▶ Dataset content
----------------

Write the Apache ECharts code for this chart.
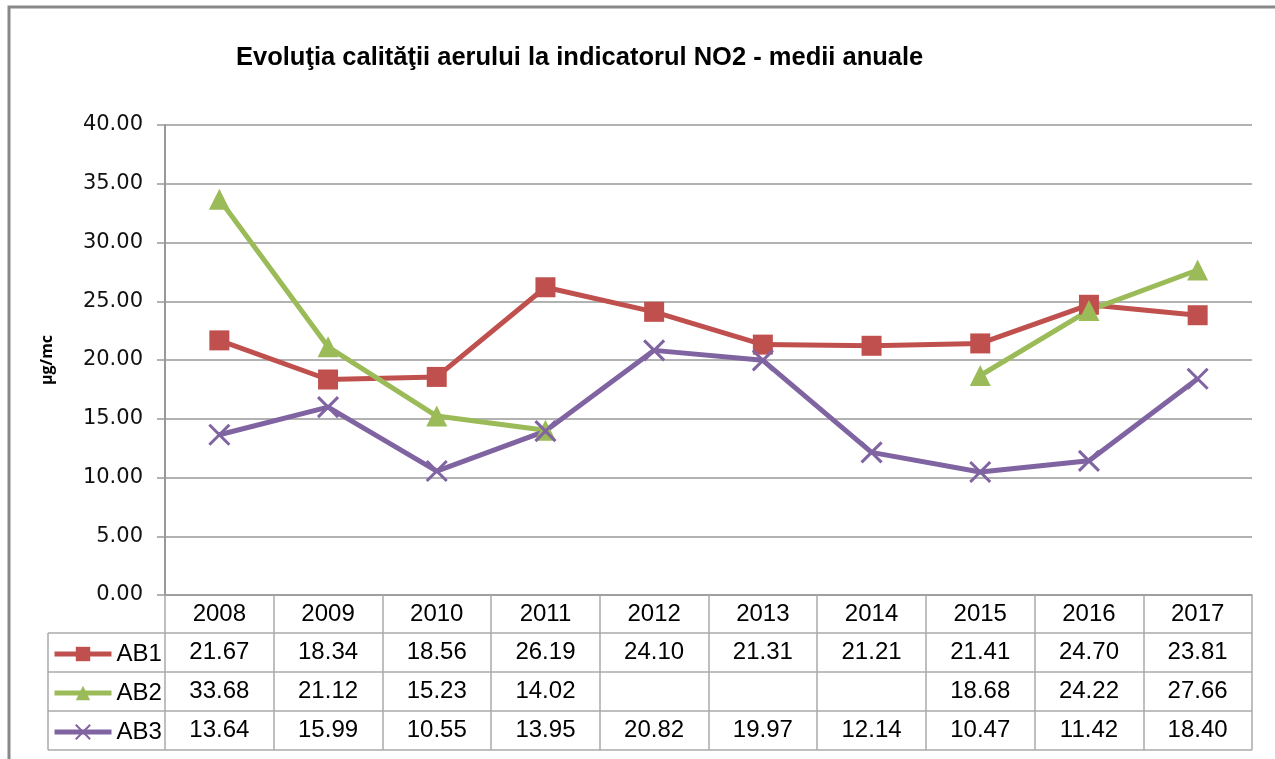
<!DOCTYPE html>
<html>
<head>
<meta charset="utf-8">
<script src="https://cdn.jsdelivr.net/npm/echarts@6/dist/echarts.min.js"></script>
<style>
  html, body { margin: 0; padding: 0; background: #fff; }
  #chart { width: 1275px; height: 759px; }
</style>
</head>
<body>
<div id="chart"></div>
<script>
const years = ['2008', '2009', '2010', '2011', '2012', '2013', '2014', '2015', '2016', '2017'];
const ab1 = [21.67, 18.34, 18.56, 26.19, 24.10, 21.31, 21.21, 21.41, 24.70, 23.81];
const ab2 = [33.68, 21.12, 15.23, 14.02, null, null, null, 18.68, 24.22, 27.66];
const ab3 = [13.64, 15.99, 10.55, 13.95, 20.82, 19.97, 12.14, 10.47, 11.42, 18.40];
const seriesNames = ['AB1', 'AB2', 'AB3'];

const chart = echarts.init(document.getElementById('chart'));

// layout of the plot + data table
const gridLeft = 165, gridRight = 1252, gridTop = 125, gridBottom = 595;
const tableLeft = 48;
const rowLines = [633, 672, 711, 750];
const gray = '#999';
const tableGray = '#aaa';

const fmt = v => (v == null ? '' : v.toFixed(2));

// one hidden x axis per table row, used only for its labels
function rowAxis(values, rowIdx) {
  const center = (rowLines[rowIdx] + rowLines[rowIdx + 1]) / 2;
  return {
    type: 'category',
    position: 'bottom',
    data: values.map(fmt),
    axisLine: { show: false },
    axisTick: { show: false },
    axisLabel: {
      interval: 0,
      margin: center - gridBottom,
      verticalAlign: 'middle',
      fontFamily: 'Liberation Sans',
      fontSize: 24,
      color: '#000'
    }
  };
}

const tableLines = rowLines.map(y => ({
  type: 'line',
  shape: { x1: tableLeft, y1: y, x2: gridRight, y2: y },
  style: { stroke: tableGray, lineWidth: 1.5 }
}));
tableLines.push({
  type: 'line',
  shape: { x1: tableLeft, y1: rowLines[0], x2: tableLeft, y2: rowLines[3] },
  style: { stroke: tableGray, lineWidth: 1.5 }
});

const option = {
  animation: false,
  backgroundColor: '#fff',
  title: {
    text: 'Evoluţia calităţii aerului la indicatorul NO2 - medii anuale',
    left: 231,
    top: 40,
    textStyle: {
      fontFamily: 'Liberation Sans',
      fontSize: 25.5,
      fontWeight: 'bold',
      color: '#000'
    }
  },
  legend: {
    data: seriesNames,
    orient: 'vertical',
    left: 52,
    top: 642,
    padding: 0,
    itemWidth: 57,
    itemHeight: 18,
    itemGap: 15,
    lineStyle: { width: 5 },
    textStyle: {
      fontFamily: 'Liberation Sans',
      fontSize: 24,
      lineHeight: 24,
      color: '#000'
    }
  },
  grid: {
    left: gridLeft,
    right: 1275 - gridRight,
    top: gridTop,
    bottom: 759 - gridBottom
  },
  xAxis: [
    {
      type: 'category',
      data: years,
      boundaryGap: true,
      axisLine: { lineStyle: { color: gray, width: 1.5 } },
      axisTick: {
        show: true,
        interval: 0,
        length: rowLines[3] - gridBottom,
        lineStyle: { color: tableGray, width: 1.5 }
      },
      axisLabel: {
        interval: 0,
        margin: (gridBottom + rowLines[0]) / 2 - gridBottom,
        verticalAlign: 'middle',
        fontFamily: 'Liberation Sans',
        fontSize: 24,
        color: '#000'
      }
    },
    rowAxis(ab1, 0),
    rowAxis(ab2, 1),
    rowAxis(ab3, 2)
  ],
  yAxis: {
    type: 'value',
    min: 0,
    max: 40,
    interval: 5,
    name: 'µg/mc',
    nameLocation: 'middle',
    nameGap: 110,
    nameRotate: 90,
    nameTextStyle: {
      fontFamily: 'Open Sans',
      fontWeight: 'bold',
      fontSize: 16,
      color: '#000'
    },
    axisLine: { show: true, lineStyle: { color: gray, width: 2 } },
    axisTick: { show: true, length: 8, lineStyle: { color: gray, width: 1.5 } },
    axisLabel: {
      formatter: v => v.toFixed(2),
      margin: 22,
      fontFamily: 'DejaVu Sans',
      fontSize: 21,
      color: '#111'
    },
    splitLine: { lineStyle: { color: gray, width: 1.5 } }
  },
  series: [
    {
      name: 'AB1',
      type: 'line',
      data: ab1,
      color: '#C0504D',
      symbol: 'rect',
      symbolSize: 20,
      lineStyle: { width: 5 }
    },
    {
      name: 'AB2',
      type: 'line',
      data: ab2,
      color: '#9BBB59',
      symbol: 'triangle',
      symbolSize: 21,
      connectNulls: false,
      lineStyle: { width: 5 }
    },
    {
      name: 'AB3',
      type: 'line',
      data: ab3,
      color: '#8064A2',
      symbol: 'path://M0,0L10,10M0,10L10,0',
      symbolSize: 20,
      itemStyle: { borderColor: '#8064A2', borderWidth: 3 },
      lineStyle: { width: 5 }
    }
  ],
  graphic: [
    {
      type: 'rect',
      shape: { x: 9, y: 7, width: 1400, height: 900 },
      style: { fill: 'none', stroke: '#888', lineWidth: 3 }
    }
  ].concat(tableLines)
};

chart.setOption(option);
</script>
</body>
</html>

----------------

▶ Task details
Quote the listing above in full, except for the pictures.

▶ Result for this task
Write the Apache ECharts code for this chart.
<!DOCTYPE html>
<html>
<head>
<meta charset="utf-8">
<script src="https://cdn.jsdelivr.net/npm/echarts@6/dist/echarts.min.js"></script>
<style>
  html, body { margin: 0; padding: 0; background: #fff; }
  #chart { width: 1275px; height: 759px; }
</style>
</head>
<body>
<div id="chart"></div>
<script>
const years = ['2008', '2009', '2010', '2011', '2012', '2013', '2014', '2015', '2016', '2017'];
const ab1 = [21.67, 18.34, 18.56, 26.19, 24.10, 21.31, 21.21, 21.41, 24.70, 23.81];
const ab2 = [33.68, 21.12, 15.23, 14.02, null, null, null, 18.68, 24.22, 27.66];
const ab3 = [13.64, 15.99, 10.55, 13.95, 20.82, 19.97, 12.14, 10.47, 11.42, 18.40];
const seriesNames = ['AB1', 'AB2', 'AB3'];

const chart = echarts.init(document.getElementById('chart'));

// layout of the plot + data table
const gridLeft = 165, gridRight = 1252, gridTop = 125, gridBottom = 595;
const tableLeft = 48;
const rowLines = [633, 672, 711, 750];
const gray = '#999';
const tableGray = '#aaa';

const fmt = v => (v == null ? '' : v.toFixed(2));

// one hidden x axis per table row, used only for its labels
function rowAxis(values, rowIdx) {
  const center = (rowLines[rowIdx] + rowLines[rowIdx + 1]) / 2;
  return {
    type: 'category',
    position: 'bottom',
    data: values.map(fmt),
    axisLine: { show: false },
    axisTick: { show: false },
    axisLabel: {
      interval: 0,
      margin: center - gridBottom,
      verticalAlign: 'middle',
      fontFamily: 'Liberation Sans',
      fontSize: 24,
      color: '#000'
    }
  };
}

const tableLines = rowLines.map(y => ({
  type: 'line',
  shape: { x1: tableLeft, y1: y, x2: gridRight, y2: y },
  style: { stroke: tableGray, lineWidth: 1.5 }
}));
tableLines.push({
  type: 'line',
  shape: { x1: tableLeft, y1: rowLines[0], x2: tableLeft, y2: rowLines[3] },
  style: { stroke: tableGray, lineWidth: 1.5 }
});

const option = {
  animation: false,
  backgroundColor: '#fff',
  title: {
    text: 'Evoluţia calităţii aerului la indicatorul NO2 - medii anuale',
    left: 231,
    top: 40,
    textStyle: {
      fontFamily: 'Liberation Sans',
      fontSize: 25.5,
      fontWeight: 'bold',
      color: '#000'
    }
  },
  legend: {
    data: seriesNames,
    orient: 'vertical',
    left: 52,
    top: 642,
    padding: 0,
    itemWidth: 57,
    itemHeight: 18,
    itemGap: 15,
    lineStyle: { width: 5 },
    textStyle: {
      fontFamily: 'Liberation Sans',
      fontSize: 24,
      lineHeight: 24,
      color: '#000'
    }
  },
  grid: {
    left: gridLeft,
    right: 1275 - gridRight,
    top: gridTop,
    bottom: 759 - gridBottom
  },
  xAxis: [
    {
      type: 'category',
      data: years,
      boundaryGap: true,
      axisLine: { lineStyle: { color: gray, width: 1.5 } },
      axisTick: {
        show: true,
        interval: 0,
        length: rowLines[3] - gridBottom,
        lineStyle: { color: tableGray, width: 1.5 }
      },
      axisLabel: {
        interval: 0,
        margin: (gridBottom + rowLines[0]) / 2 - gridBottom,
        verticalAlign: 'middle',
        fontFamily: 'Liberation Sans',
        fontSize: 24,
        color: '#000'
      }
    },
    rowAxis(ab1, 0),
    rowAxis(ab2, 1),
    rowAxis(ab3, 2)
  ],
  yAxis: {
    type: 'value',
    min: 0,
    max: 40,
    interval: 5,
    name: 'µg/mc',
    nameLocation: 'middle',
    nameGap: 110,
    nameRotate: 90,
    nameTextStyle: {
      fontFamily: 'Open Sans',
      fontWeight: 'bold',
      fontSize: 16,
      color: '#000'
    },
    axisLine: { show: true, lineStyle: { color: gray, width: 2 } },
    axisTick: { show: true, length: 8, lineStyle: { color: gray, width: 1.5 } },
    axisLabel: {
      formatter: v => v.toFixed(2),
      margin: 22,
      fontFamily: 'DejaVu Sans',
      fontSize: 21,
      color: '#111'
    },
    splitLine: { lineStyle: { color: gray, width: 1.5 } }
  },
  series: [
    {
      name: 'AB1',
      type: 'line',
      data: ab1,
      color: '#C0504D',
      symbol: 'rect',
      symbolSize: 20,
      lineStyle: { width: 5 }
    },
    {
      name: 'AB2',
      type: 'line',
      data: ab2,
      color: '#9BBB59',
      symbol: 'triangle',
      symbolSize: 21,
      connectNulls: false,
      lineStyle: { width: 5 }
    },
    {
      name: 'AB3',
      type: 'line',
      data: ab3,
      color: '#8064A2',
      symbol: 'path://M0,0L10,10M0,10L10,0',
      symbolSize: 20,
      itemStyle: { borderColor: '#8064A2', borderWidth: 3 },
      lineStyle: { width: 5 }
    }
  ],
  graphic: [
    {
      type: 'rect',
      shape: { x: 9, y: 7, width: 1400, height: 900 },
      style: { fill: 'none', stroke: '#888', lineWidth: 3 }
    }
  ].concat(tableLines)
};

chart.setOption(option);
</script>
</body>
</html>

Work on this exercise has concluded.